Most Delays Start Before The Truck Arrives
Avoiding town collection delays is usually about preparation, not luck. A recovery driver can lose time finding the wrong entrance, discovering missing keys, waiting for parked cars to move, or learning too late that the vehicle has flat tyres. Most of those delays can be reduced with a better access note.
In Bury town streets, small estates, garage yards and terrace rows, the address alone may not explain the job. The vehicle might be behind the property, in a numbered bay, outside a workshop, or down a rear lane where sat nav gives up. Tell the collector before they set off.
Give Directions That Match The Real Entrance
If the car is not visible from the main road, describe the route. Use plain landmarks: the rear lane behind the shops, the second garage row, the bay beside the bin store, the yard entrance after the shutter. A few local words can be more useful than a dropped pin if the site has several approaches.
For one-way streets or narrow roads, explain the best direction to enter from. If a truck should not use a certain turn, say so. If the driver must call on arrival because gates are locked, include the contact person and keep the phone nearby.
Do Not Hide Vehicle Problems
The fastest way to cause a delay is to describe an awkward non-runner as if it is easy. Missing keys, locked steering, flat tyres, seized brakes, missing wheels, accident damage or parts already removed can all affect loading. These details are not embarrassing; they are planning facts.
If you are unsure whether the car moves, say you are unsure. That is more helpful than guessing.
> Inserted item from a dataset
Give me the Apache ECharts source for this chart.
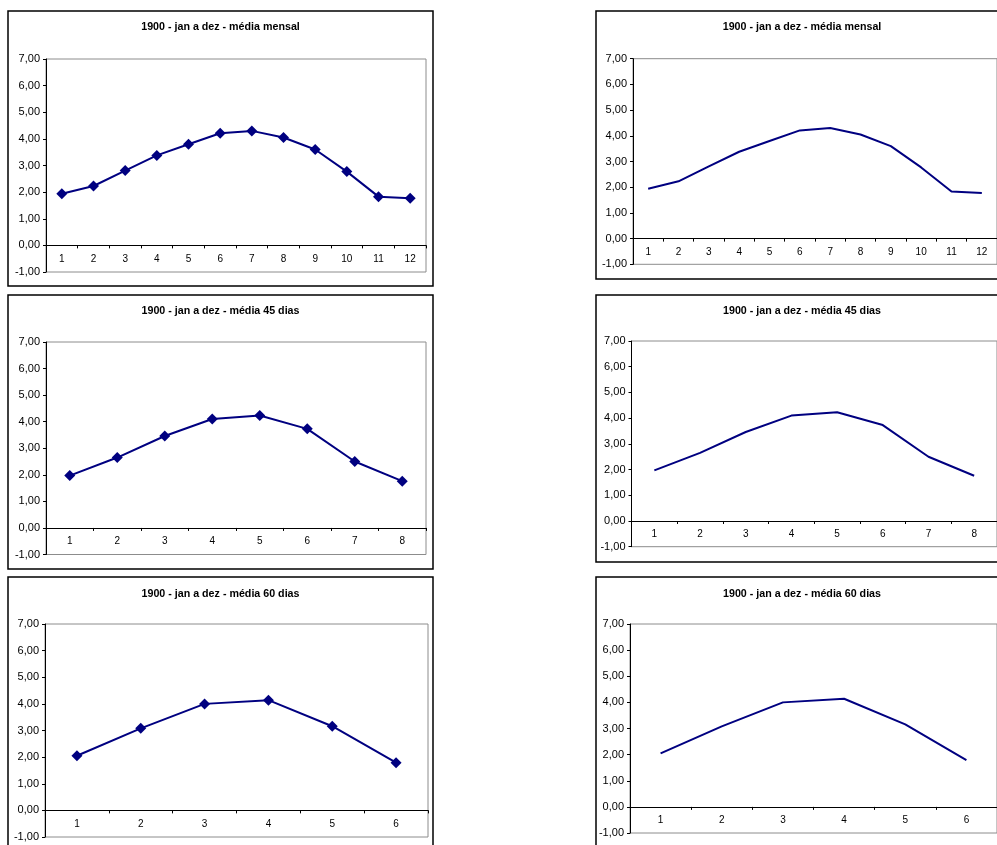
<!DOCTYPE html>
<html>
<head>
<meta charset="utf-8">
<title>1900 - jan a dez</title>
<script src="https://cdn.jsdelivr.net/npm/echarts@6/dist/echarts.min.js"></script>
<style>
  html, body { margin: 0; padding: 0; background: #ffffff; }
  #chart { width: 997px; height: 845px; }
</style>
</head>
<body>
<div id="chart"></div>
<script>
// Categories (period numbers) for each averaging window
const mesesMensal = ['1', '2', '3', '4', '5', '6', '7', '8', '9', '10', '11', '12'];
const periodos45 = ['1', '2', '3', '4', '5', '6', '7', '8'];
const periodos60 = ['1', '2', '3', '4', '5', '6'];

// Averaged values for 1900
const mediaMensal = [1.94, 2.23, 2.81, 3.38, 3.80, 4.21, 4.30, 4.05, 3.60, 2.77, 1.83, 1.77];
const media45 = [1.97, 2.65, 3.46, 4.10, 4.23, 3.73, 2.50, 1.76];
const media60 = [2.05, 3.08, 4.00, 4.14, 3.16, 1.79];

// Titles
const tituloMensal = '1900 - jan a dez - média mensal';
const titulo45 = '1900 - jan a dez - média 45 dias';
const titulo60 = '1900 - jan a dez - média 60 dias';

// Value axis range and ticks
const yMin = -1, yMax = 7, yStep = 1;

const FONT = 'Arial, "Liberation Sans", sans-serif';
const NAVY = '#000080';

// Panel layout: frame box, title centre and plot rectangle
const panels = [
  { box: [8, 11, 425, 275],  title: [220.5, 27],  grid: [46, 59, 380, 213],   cats: mesesMensal, vals: mediaMensal, text: tituloMensal, markers: true },
  { box: [8, 295, 425, 274], title: [220.5, 311], grid: [46, 342, 380, 212.5], cats: periodos45, vals: media45, text: titulo45, markers: true },
  { box: [8, 577, 425, 290], title: [220.5, 594], grid: [45, 624, 383, 213],  cats: periodos60, vals: media60, text: titulo60, markers: true },
  { box: [596, 11, 420, 268], title: [802, 27], grid: [633, 58.7, 371, 205.6], cats: mesesMensal, vals: mediaMensal, text: tituloMensal, markers: false },
  { box: [596, 295, 420, 267], title: [802, 311.5], grid: [631.5, 341, 370, 205.7], cats: periodos45, vals: media45, text: titulo45, markers: false },
  { box: [596, 577, 420, 290], title: [802, 594], grid: [630, 624, 374, 209], cats: periodos60, vals: media60, text: titulo60, markers: false }
];

const grids = [], xAxes = [], yAxes = [], series = [], graphics = [];

panels.forEach((p, i) => {
  const [bx, by, bw, bh] = p.box;
  graphics.push({
    type: 'rect', z: 0, silent: true,
    shape: { x: bx, y: by, width: bw, height: bh },
    style: { fill: null, stroke: '#000000', lineWidth: 1.5 }
  });
  graphics.push({
    type: 'text', z: 10, silent: true,
    x: p.title[0], y: p.title[1],
    style: {
      text: p.text, fill: '#000000', font: 'bold 10.7px ' + FONT,
      align: 'center', verticalAlign: 'middle'
    }
  });

  const [gl, gt, gw, gh] = p.grid;
  grids.push({
    left: gl, top: gt, width: gw, height: gh,
    show: true, borderColor: '#8c8c8c', borderWidth: 1, backgroundColor: 'transparent',
    containLabel: false
  });

  // The category axis sits on the zero line: shift it up by one value step
  const unitPx = gh / (yMax - yMin);
  xAxes.push({
    type: 'category', gridIndex: i, data: p.cats, boundaryGap: true,
    position: 'bottom', offset: -unitPx * (0 - yMin),
    axisLine: { show: true, onZero: false, lineStyle: { color: '#000000', width: 1 } },
    axisTick: { show: true, length: 3, interval: 0, lineStyle: { color: '#000000' } },
    axisLabel: { show: true, interval: 0, margin: 8.5, fontSize: 10, color: '#000000', fontFamily: FONT },
    splitLine: { show: false }
  });

  yAxes.push({
    type: 'value', gridIndex: i, min: yMin, max: yMax, interval: yStep,
    axisLine: { show: true, lineStyle: { color: '#000000', width: 1 } },
    axisTick: { show: true, length: 3, lineStyle: { color: '#000000' } },
    axisLabel: {
      show: true, margin: 6, fontSize: 11, color: '#000000', fontFamily: FONT,
      formatter: v => v.toFixed(2).replace('.', ',')
    },
    splitLine: { show: false }
  });

  series.push({
    type: 'line', xAxisIndex: i, yAxisIndex: i, data: p.vals,
    symbol: p.markers ? 'diamond' : 'none', symbolSize: 11, showSymbol: p.markers,
    lineStyle: { color: NAVY, width: 2 },
    itemStyle: { color: NAVY },
    animation: false, silent: true
  });
});

const chart = echarts.init(document.getElementById('chart'), null, { renderer: 'canvas' });
chart.setOption({
  animation: false,
  backgroundColor: '#ffffff',
  grid: grids,
  xAxis: xAxes,
  yAxis: yAxes,
  series: series,
  graphic: graphics
});
</script>
</body>
</html>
A collector can plan for uncertainty better than they can deal with a surprise after arriving in a busy street.
Choose A Sensible Time Window
Town access changes through the day. School runs, bin wagons, buses, market activity, commuter parking and shop deliveries can all make collection slower. If the car is near a busy route, junction, car park entrance or business frontage, pick a quieter time where possible.
Neighbours matter too. If another vehicle blocks the scrap car or the truck's working space, ask early whether it can be moved. Waiting for a neighbour who has gone out can turn a simple pickup into a failed visit.
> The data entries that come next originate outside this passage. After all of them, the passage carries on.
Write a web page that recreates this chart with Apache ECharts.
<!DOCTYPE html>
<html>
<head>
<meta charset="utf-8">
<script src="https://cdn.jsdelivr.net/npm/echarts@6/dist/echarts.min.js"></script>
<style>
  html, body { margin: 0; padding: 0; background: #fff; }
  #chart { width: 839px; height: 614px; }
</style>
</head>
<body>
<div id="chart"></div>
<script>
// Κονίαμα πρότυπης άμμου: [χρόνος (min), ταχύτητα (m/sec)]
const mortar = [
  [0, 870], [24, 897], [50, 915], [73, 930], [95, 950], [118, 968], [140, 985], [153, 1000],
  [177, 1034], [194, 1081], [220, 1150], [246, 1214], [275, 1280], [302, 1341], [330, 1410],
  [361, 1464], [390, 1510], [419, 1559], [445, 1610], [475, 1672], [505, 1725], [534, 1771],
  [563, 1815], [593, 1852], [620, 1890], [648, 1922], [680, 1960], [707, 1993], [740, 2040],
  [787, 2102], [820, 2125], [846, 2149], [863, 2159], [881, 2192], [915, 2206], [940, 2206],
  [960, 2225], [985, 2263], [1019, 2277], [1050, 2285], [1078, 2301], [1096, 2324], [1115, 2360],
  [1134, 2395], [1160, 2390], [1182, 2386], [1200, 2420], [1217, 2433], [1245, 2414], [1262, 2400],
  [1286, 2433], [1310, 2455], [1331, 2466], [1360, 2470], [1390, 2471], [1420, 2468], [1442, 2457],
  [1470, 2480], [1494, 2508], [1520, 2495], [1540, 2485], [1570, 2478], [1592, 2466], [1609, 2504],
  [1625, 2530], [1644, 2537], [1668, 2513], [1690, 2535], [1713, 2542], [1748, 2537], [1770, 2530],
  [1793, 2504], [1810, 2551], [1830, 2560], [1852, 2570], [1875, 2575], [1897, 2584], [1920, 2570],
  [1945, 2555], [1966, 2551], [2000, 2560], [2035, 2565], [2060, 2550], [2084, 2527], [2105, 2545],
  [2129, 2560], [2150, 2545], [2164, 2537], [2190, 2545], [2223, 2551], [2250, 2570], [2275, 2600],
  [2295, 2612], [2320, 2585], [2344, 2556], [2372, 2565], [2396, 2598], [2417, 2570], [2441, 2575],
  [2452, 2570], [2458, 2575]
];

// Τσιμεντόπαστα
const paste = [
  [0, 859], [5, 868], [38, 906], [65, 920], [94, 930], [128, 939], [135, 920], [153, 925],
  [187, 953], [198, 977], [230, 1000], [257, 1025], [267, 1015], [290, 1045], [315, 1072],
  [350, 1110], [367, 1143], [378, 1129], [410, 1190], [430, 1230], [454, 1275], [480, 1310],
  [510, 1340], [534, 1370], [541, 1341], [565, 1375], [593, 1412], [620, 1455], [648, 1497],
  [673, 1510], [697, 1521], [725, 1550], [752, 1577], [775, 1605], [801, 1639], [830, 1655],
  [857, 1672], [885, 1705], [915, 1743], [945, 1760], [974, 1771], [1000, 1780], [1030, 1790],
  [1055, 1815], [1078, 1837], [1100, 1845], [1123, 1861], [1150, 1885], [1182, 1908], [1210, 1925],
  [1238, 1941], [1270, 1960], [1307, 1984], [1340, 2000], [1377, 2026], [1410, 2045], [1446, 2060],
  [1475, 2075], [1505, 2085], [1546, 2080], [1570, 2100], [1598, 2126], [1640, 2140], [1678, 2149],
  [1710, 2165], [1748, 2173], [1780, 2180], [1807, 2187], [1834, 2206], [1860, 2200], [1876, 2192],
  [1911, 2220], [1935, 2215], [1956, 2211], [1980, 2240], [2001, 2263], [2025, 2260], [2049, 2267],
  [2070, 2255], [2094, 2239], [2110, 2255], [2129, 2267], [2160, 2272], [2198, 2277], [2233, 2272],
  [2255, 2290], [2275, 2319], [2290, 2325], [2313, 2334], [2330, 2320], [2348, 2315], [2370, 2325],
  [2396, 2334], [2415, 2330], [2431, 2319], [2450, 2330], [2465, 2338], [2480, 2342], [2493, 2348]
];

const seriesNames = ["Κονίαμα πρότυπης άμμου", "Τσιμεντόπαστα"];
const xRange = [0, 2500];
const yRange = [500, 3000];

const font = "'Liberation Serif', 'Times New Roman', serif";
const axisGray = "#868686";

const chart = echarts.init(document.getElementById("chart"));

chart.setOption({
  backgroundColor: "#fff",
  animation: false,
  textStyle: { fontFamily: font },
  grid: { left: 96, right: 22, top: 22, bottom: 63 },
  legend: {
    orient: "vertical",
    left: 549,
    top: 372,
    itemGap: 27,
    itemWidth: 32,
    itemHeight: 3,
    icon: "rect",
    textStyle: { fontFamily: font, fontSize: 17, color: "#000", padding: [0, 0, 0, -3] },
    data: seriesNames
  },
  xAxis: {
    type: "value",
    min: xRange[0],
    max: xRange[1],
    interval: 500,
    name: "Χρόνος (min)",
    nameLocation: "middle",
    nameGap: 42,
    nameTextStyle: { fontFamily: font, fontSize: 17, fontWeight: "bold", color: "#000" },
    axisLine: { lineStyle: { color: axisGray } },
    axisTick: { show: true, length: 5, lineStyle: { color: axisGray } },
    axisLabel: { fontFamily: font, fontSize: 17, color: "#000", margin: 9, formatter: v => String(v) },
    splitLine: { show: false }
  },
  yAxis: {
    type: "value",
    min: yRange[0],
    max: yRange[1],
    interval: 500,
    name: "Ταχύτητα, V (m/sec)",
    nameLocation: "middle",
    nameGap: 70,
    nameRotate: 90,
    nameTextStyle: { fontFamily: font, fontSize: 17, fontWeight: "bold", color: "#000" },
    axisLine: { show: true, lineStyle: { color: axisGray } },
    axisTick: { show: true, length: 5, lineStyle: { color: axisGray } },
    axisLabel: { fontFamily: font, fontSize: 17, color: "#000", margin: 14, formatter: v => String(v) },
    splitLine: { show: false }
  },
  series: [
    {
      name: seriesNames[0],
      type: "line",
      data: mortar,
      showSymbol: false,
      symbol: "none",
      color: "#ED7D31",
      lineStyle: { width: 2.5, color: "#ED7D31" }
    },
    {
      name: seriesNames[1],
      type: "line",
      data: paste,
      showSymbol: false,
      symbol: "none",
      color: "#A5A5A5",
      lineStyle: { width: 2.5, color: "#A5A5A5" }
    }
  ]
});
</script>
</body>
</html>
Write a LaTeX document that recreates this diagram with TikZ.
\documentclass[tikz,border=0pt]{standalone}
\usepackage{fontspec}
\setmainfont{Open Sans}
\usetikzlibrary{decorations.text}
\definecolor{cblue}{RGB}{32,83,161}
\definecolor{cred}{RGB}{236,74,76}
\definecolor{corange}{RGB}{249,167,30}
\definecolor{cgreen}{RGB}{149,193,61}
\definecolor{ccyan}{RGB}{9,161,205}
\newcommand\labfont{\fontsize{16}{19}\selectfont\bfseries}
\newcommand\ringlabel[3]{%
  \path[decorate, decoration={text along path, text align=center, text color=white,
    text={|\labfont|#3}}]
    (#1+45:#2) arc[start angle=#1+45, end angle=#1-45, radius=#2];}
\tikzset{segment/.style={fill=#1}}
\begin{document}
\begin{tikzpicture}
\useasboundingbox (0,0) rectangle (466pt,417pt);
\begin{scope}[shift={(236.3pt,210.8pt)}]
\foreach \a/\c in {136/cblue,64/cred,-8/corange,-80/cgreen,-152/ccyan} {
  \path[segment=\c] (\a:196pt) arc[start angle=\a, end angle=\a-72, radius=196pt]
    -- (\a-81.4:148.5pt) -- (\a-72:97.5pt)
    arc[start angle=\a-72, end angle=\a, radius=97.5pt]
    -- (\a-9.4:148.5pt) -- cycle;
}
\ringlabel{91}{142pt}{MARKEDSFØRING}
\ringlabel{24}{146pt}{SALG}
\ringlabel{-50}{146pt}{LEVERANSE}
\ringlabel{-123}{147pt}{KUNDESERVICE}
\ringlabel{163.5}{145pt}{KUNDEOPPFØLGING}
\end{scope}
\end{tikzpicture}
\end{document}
Be Ready When The Driver Arrives
Before the collection window, remove belongings, check the boot and glovebox, find any keys, and make sure access gates or yards can be opened. If the car is at a garage, confirm the garage still knows the plan. If it is in shared parking, make sure the space has not changed since booking.
Delay is not always avoidable, but clear details remove the common causes. With the exact location, access risks, vehicle facts and timing agreed, a Bury pickup has a much better chance of staying straightforward.
If the collection address is not your home, confirm it again before booking. Cars left at garages, yards or shared spaces can be moved around without you noticing quickly enough.